Saturday, November 27, 2021

Creating hanging mobiles using algebra

Before Thanksgiving break, Algebra1 students created hanging mobiles out of plastic autumn garlands, dowels, and string. Students provided the imagination and creativity for their floral arrangements, and mathematics provided the algorithm for balancing their creations in a hanging mobile.  

The algorithm can be observed at children's playgrounds (at least pre-2000) with the simple seesaw.  Two evenly weighted children, seated at either end can move and down easily because balance is achieved.  However, when one child is much heavier than the other, the seesaw stays tipped to the heavier child's side.  There was no balance for the seesaw to go up and down easily.  The solution is for the heavier child to move closer to the middle of the seesaw.  The explanation can be explained with algebra. In order for the seesaw to balance, the weight of one child multiplied by their distance from the center of the seesaw has to equal the weight of the second child multiplied by their distance from the center. Thus, the greater the weight difference between one child and the other, the less distance from the "fulcrum" the child needed to sit.  

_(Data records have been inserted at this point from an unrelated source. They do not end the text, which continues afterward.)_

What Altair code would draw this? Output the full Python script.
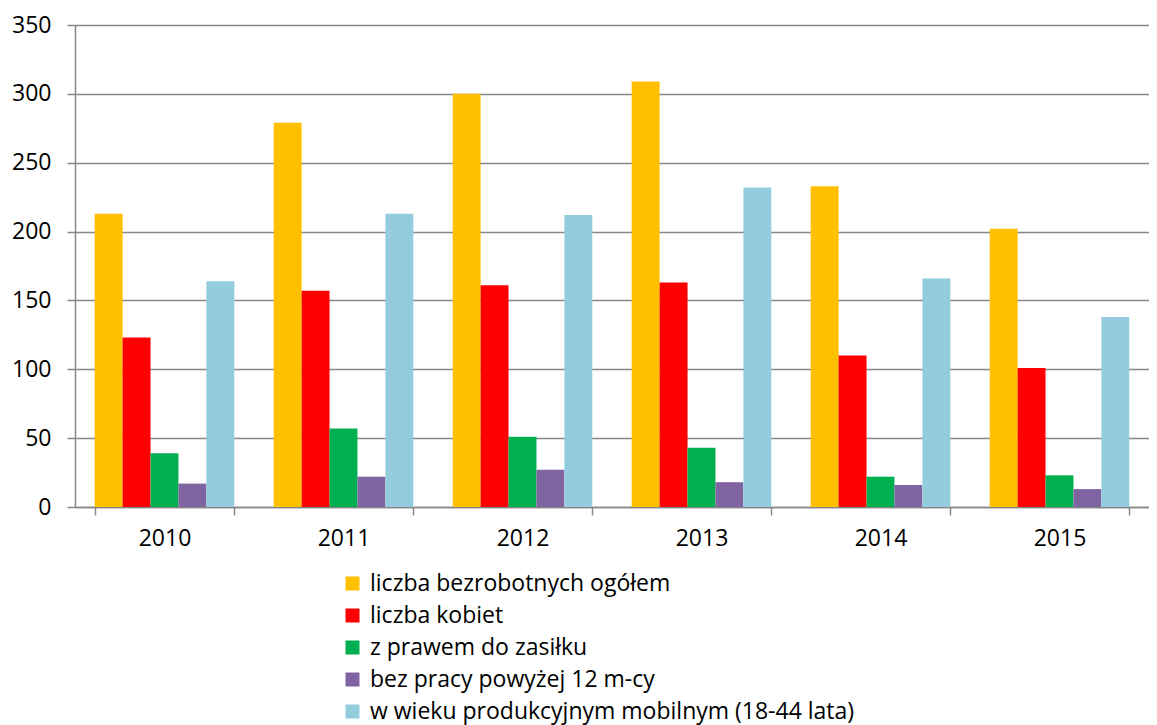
import altair as alt
import pandas as pd

years = ["2010", "2011", "2012", "2013", "2014", "2015"]
series = [
    "liczba bezrobotnych ogółem",
    "liczba kobiet",
    "z prawem do zasiłku",
    "bez pracy powyżej 12 m-cy",
    "w wieku produkcyjnym mobilnym (18-44 lata)",
]
ogolem = [213, 279, 300, 309, 233, 202]
kobiety = [123, 157, 161, 163, 110, 101]
zasilek = [39, 57, 51, 43, 22, 23]
powyzej12 = [17, 22, 27, 18, 16, 13]
mobilni = [164, 213, 212, 232, 166, 138]
colors = ["#FFC000", "#FF0000", "#00B050", "#8064A2", "#93CDDD"]

rows = []
for name, vals in zip(series, [ogolem, kobiety, zasilek, powyzej12, mobilni]):
    for y, v in zip(years, vals):
        rows.append({"rok": y, "seria": name, "wartosc": v})
df = pd.DataFrame(rows)

FONT = "Open Sans"
GRID = "#878787"
FS = 23

chart = (
    alt.Chart(df)
    .mark_bar()
    .encode(
        x=alt.X(
            "rok:N",
            sort=years,
            scale=alt.Scale(paddingInner=0.22, paddingOuter=0.11),
            axis=alt.Axis(
                title=None,
                labelAngle=0,
                tickBand="extent",
                grid=False,
                domainColor=GRID,
                domainWidth=1.5,
                tickColor=GRID,
                tickWidth=1.5,
                tickSize=8,
                labelFontSize=FS,
                labelColor="black",
                labelFont=FONT,
                labelPadding=12,
            ),
        ),
        xOffset=alt.XOffset(
            "seria:N", sort=series, scale=alt.Scale(paddingInner=0, paddingOuter=0)
        ),
        y=alt.Y(
            "wartosc:Q",
            scale=alt.Scale(domain=[0, 350], nice=False),
            axis=alt.Axis(
                title=None,
                values=list(range(0, 351, 50)),
                grid=True,
                gridColor=GRID,
                gridWidth=1.5,
                domainColor=GRID,
                domainWidth=1.5,
                tickColor=GRID,
                tickWidth=1.5,
                tickSize=8,
                labelFontSize=FS,
                labelColor="black",
                labelFont=FONT,
                labelPadding=16,
            ),
        ),
        color=alt.Color(
            "seria:N",
            sort=series,
            scale=alt.Scale(domain=series, range=colors),
            legend=alt.Legend(
                title=None,
                orient="none",
                legendX=266,
                legendY=547,
                symbolType="square",
                symbolSize=196,
                symbolStrokeWidth=0,
                labelFontSize=FS,
                labelFont=FONT,
                labelColor="black",
                labelLimit=700,
                rowPadding=8,
                labelOffset=6,
            ),
        ),
    )
    .properties(
        width=1074,
        height=482,
        autosize=alt.AutoSizeParams(type="none"),
        padding={"left": 67, "top": 17, "right": 0, "bottom": 218},
    )
    .configure_view(stroke=None)
    .configure(font=FONT)
)

chart.save("out.html", embed_options={"renderer": "svg", "actions": False})
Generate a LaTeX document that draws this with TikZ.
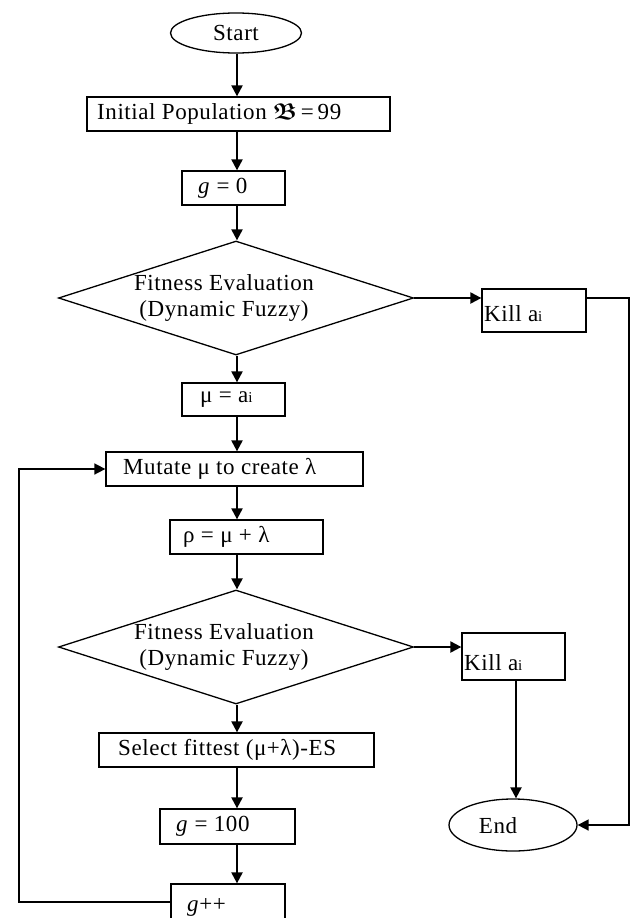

This same seesaw principle can be applied to hanging mobiles: the heavier the floral arrangement on one side of the dowel, the closer that arrangement needs to sit from the center (thus where the string holding the dowel is tied).  Below are some photos of the project and its results.





Thursday, November 4, 2021

Algebra as a decision-making tool

Suppose you are in the market for a new car, and the particular one you like is offered in

both gas-only and hybrid models. You are wondering for the hybrid at what specific

number on the odometer does the savings in gasoline purchased offset the additional

amount in the purchase price? I enjoy teaching algebra because this question can be

answered with the knowledge of writing and solving systems of algebraic equations. 

Algebra allows one to simplistically model the cost of driving based on the purchase

price (P), the rate of the cost of driving per mile (m), and the variable of miles driven (x).

(Cost = P + mx) Some online research gives you the values for the purchase price,

gas price, and fuel economy (mpg). Graph your two equations, and where they

intersect is the exact mileage point at which operating the two types of car is equal. 

Any miles driven beyond this point and the higher-priced hybrid starts saving you money.



Students in my Algebra 1 class conducted this research and solved the systemsof equations written for operating the two models in order to answer the original
question for themselves. Some of them were surprised by the answer.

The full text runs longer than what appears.